With his heart in turmoil, if he pushes his exploration further, he may discover that even his life companion was chosen not by him, but by his fear. He might discover that he studied, built a family, had children, and even found himself in a professional career or filling a job, all resulting from following the dictates of a world deformed by his fright.
Leadership vs Sheepship
Only an individual who has the bravery and persistence to reach this innermost, sincere part of his being, can promise to himself that he will never again be driven by fear and can undertake the insurmountable endeavour to cast off this mortal ballast. To keep this resolution will require the same commitment and courage that Caesar mustered to cross the Rubicon, and George Washington amassed to re-cross the Delaware River and march into Trenton in the deepest winter. It will mean going beyond the threshold and surmounting the daunting barrier between leadership and “sheepship”. Leadership is about coming to the fore and taking responsibility, but sheepship requires nothing more than following passively, like a sheep.

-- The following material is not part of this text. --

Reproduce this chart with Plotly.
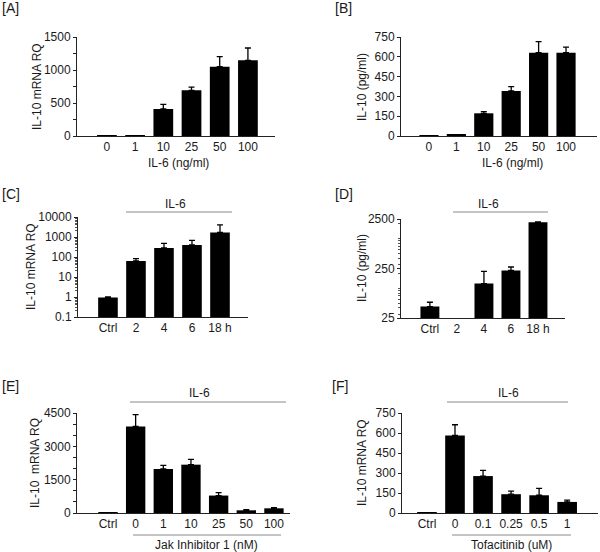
import plotly.graph_objects as go

# ---------------- data ----------------
a_cats = ["0", "1", "10", "25", "50", "100"]
a_vals = [3, 5, 409, 692, 1050, 1146]
a_err = [0, 0, 71, 50, 152, 187]

b_cats = ["0", "1", "10", "25", "50", "100"]
b_vals = [2, 8, 172, 341, 631, 631]
b_err = [0, 0, 12, 33, 84, 43]

c_cats = ["Ctrl", "2", "4", "6", "18 h"]
c_vals = [0.95, 63, 282, 398, 1700]
c_err = [0.05, 20, 200, 282, 2300]

d_cats = ["Ctrl", "2", "4", "6", "18 h"]
d_vals = [42.5, None, 124, 228, 2150]
d_err = [9.5, 0, 94, 40, 30]

e_cats = ["Ctrl", "0", "1", "10", "25", "50", "100"]
e_vals = [20, 3897, 1979, 2175, 785, 121, 211]
e_err = [0, 529, 166, 242, 136, 29, 29]

f_cats = ["Ctrl", "0", "0.1", "0.25", "0.5", "1"]
f_vals = [3, 582, 277, 141, 133, 83]
f_err = [0, 80, 43, 23, 51, 13]

W, H = 600, 552
FONT = "Liberation Sans, Arial, sans-serif"
TXT = "#1a1a1a"


def px(x):
    return x / W


def py(y):
    return 1 - y / H


fig = go.Figure()

panels = [
    (a_cats, a_vals, a_err, (77, 275), (37, 136), [-1.06, 5.96], "linear", [0, 1500]),
    (b_cats, b_vals, b_err, (401, 597), (37, 136), [-1.02, 6.13], "linear", [0, 750]),
    (c_cats, c_vals, c_err, (78, 248), (217, 317), [-1.07, 5.0], "log", [-1, 4]),
    (d_cats, d_vals, d_err, (401, 565), (219, 318), [-1.07, 5.0], "log", [1.39794, 3.39794]),
    (e_cats, e_vals, e_err, (77, 290), (413, 513), [-1.12, 6.58], "linear", [0, 4500]),
    (f_cats, f_vals, f_err, (402, 598), (413, 513), [-0.89, 6.1], "linear", [0, 750]),
]

layout = {}
for i, (cats, vals, err, xd, yd, xr, yt, yr) in enumerate(panels):
    n = i + 1
    xa = "x" if n == 1 else f"x{n}"
    ya = "y" if n == 1 else f"y{n}"
    fig.add_trace(go.Bar(
        x=list(range(len(cats))), y=vals, width=0.7,
        marker=dict(color="black", line=dict(width=0)),
        error_y=dict(type="data", symmetric=False, array=err,
                     arrayminus=[0] * len(err), color="black",
                     thickness=1.3, width=3),
        xaxis=xa, yaxis=ya, showlegend=False,
    ))
    xkey = "xaxis" if n == 1 else f"xaxis{n}"
    ykey = "yaxis" if n == 1 else f"yaxis{n}"
    layout[xkey] = dict(
        domain=[px(xd[0]), px(xd[1])], anchor=ya, range=xr,
        tickmode="array", tickvals=list(range(len(cats))), ticktext=cats,
        showline=True, linecolor="#222", linewidth=1, ticks="",
        showgrid=False, zeroline=False, automargin=False,
        tickfont=dict(size=12, family=FONT, color=TXT), fixedrange=True,
    )
    yax = dict(
        domain=[py(yd[1]), py(yd[0])], anchor=xa, type=yt, range=yr,
        showline=True, linecolor="#222", linewidth=1,
        ticks="outside", ticklen=3, tickcolor="#222", tickwidth=1,
        showgrid=False, zeroline=False, automargin=False,
        tickfont=dict(size=12, family=FONT, color=TXT), fixedrange=True,
    )
    layout[ykey] = yax

layout["yaxis"].update(tickmode="linear", tick0=0, dtick=500,
                       minor=dict(dtick=250, ticks="outside", ticklen=3, tickcolor="#222"))
layout["yaxis2"].update(tickmode="linear", tick0=0, dtick=150)
layout["yaxis3"].update(tickmode="array", tickvals=[0.1, 1, 10, 100, 1000, 10000],
                        ticktext=["0.1", "1", "10", "100", "1000", "10000"],
                        minor=dict(ticks="outside", ticklen=2, tickcolor="#555", dtick="D1"))
layout["yaxis4"].update(tickmode="array", tickvals=[25, 250, 2500],
                        ticktext=["25", "250", "2500"],
                        minor=dict(ticks="outside", ticklen=2, tickcolor="#555", dtick="D1"))
layout["yaxis5"].update(tickmode="linear", tick0=0, dtick=1500,
                        minor=dict(dtick=500, ticks="outside", ticklen=3, tickcolor="#222"))
layout["yaxis6"].update(tickmode="linear", tick0=0, dtick=150)

annotations = []
shapes = []


def text(x, y, s, size=12, angle=0, xanchor="center"):
    annotations.append(dict(x=px(x), y=py(y), xref="paper", yref="paper",
                            text=s, showarrow=False, textangle=angle,
                            xanchor=xanchor, yanchor="middle",
                            font=dict(size=size, family=FONT, color=TXT)))


def hline(x0, x1, y, color="#8a8a8a"):
    shapes.append(dict(type="line", xref="paper", yref="paper",
                       x0=px(x0), x1=px(x1), y0=py(y), y1=py(y),
                       line=dict(color=color, width=1)))


# panel labels
text(0, 8, "[A]", 14, xanchor="left")
text(333, 8, "[B]", 14, xanchor="left")
text(0, 194, "[C]", 14, xanchor="left")
text(333, 194, "[D]", 14, xanchor="left")
text(0, 386, "[E]", 14, xanchor="left")
text(330, 386, "[F]", 14, xanchor="left")

# y titles
text(37, 87, "IL-10 mRNA RQ", 12, -90)
text(362, 87, "IL-10 (pg/ml)", 12, -90)
text(31, 267, "IL-10 mRNA RQ", 12, -90)
text(362, 268, "IL-10 (pg/ml)", 12, -90)
text(35, 463, "IL-10  mRNA RQ", 12, -90)
text(362, 463, "IL-10 mRNA RQ", 12, -90)

# x titles
text(178, 163, "IL-6 (ng/ml)", 12)
text(512, 163, "IL-6 (ng/ml)", 12)
text(207, 545, "Jak Inhibitor 1 (nM)", 12)
text(511, 545, "Tofacitinib (uM)", 12)

# IL-6 bracket lines and labels
text(175, 204, "IL-6", 12)
hline(126, 232, 212)
text(489, 204, "IL-6", 12)
hline(453, 548, 212)
text(199, 393, "IL-6", 12)
hline(130, 286, 402)
text(508, 393, "IL-6", 12)
hline(447, 568, 402)

# lines under treatment labels
hline(133, 281, 535)
hline(452, 571, 535)

fig.update_layout(
    width=W, height=H, margin=dict(l=0, r=0, t=0, b=0, pad=0), autosize=False,
    paper_bgcolor="white", plot_bgcolor="white",
    bargap=0.3, annotations=annotations, shapes=shapes,
    font=dict(family=FONT, color=TXT), **layout,
)

fig.write_html("out.html", config={"displayModeBar": False},
               post_script="document.body.style.margin='0px';document.body.style.padding='0px';")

Fear and all the negative emotions that spring from it, shape the world as we know it. The most terrible illness of our world is not cancer or AIDS – and our real plagues are not pollution, criminality, wars or the endemic poverty of vast regions of the planet. These can be considered effects, at the most. The real evil is the immeasurable abyss of man’s negative emotions; of those, the first is fear. This explains the biblical tradition, according to which, Fear is the original sin of man, and his indelible psychological stigma. “I heard Your steps in the Garden and I was afraid” – are the first words of Adam uttered on the threshold of the Paradise that is by now lost.
The Hindu tradition handed down through the millennia in the Bhaghavad Gita, points out “fearlessness” as the condition of the warrior – the first quality of a hero and a man of divine nature.  And not by chance, the Turkish national anthem starts with the word: korkma – meaning, “no fear”.
And Yavuz Sultan Selim,  the father of Sultan Suleiman the Magnificent, has left to us these intense words:
If you have courage, you achieve victory.
If you are in doubt, you are in danger.
If you are in fear, you are dead.
Fear creates the object of one’s fear 
There was a time when I believed, like everyone else, that fear is the natural reaction to something threatening, and that it is external. But this is not so. When I started to study myself, to be more attentive and impartial in observing my reactions and those of others in a variety of circumstances presented by life, I understood that in reality the mechanism of fear works in exactly the opposite way. First we are afraid, and then we unconsciously invite, or even create that of which we are most afraid.
Fear creates the object of one’s fear, and plots secretly for us to meet it.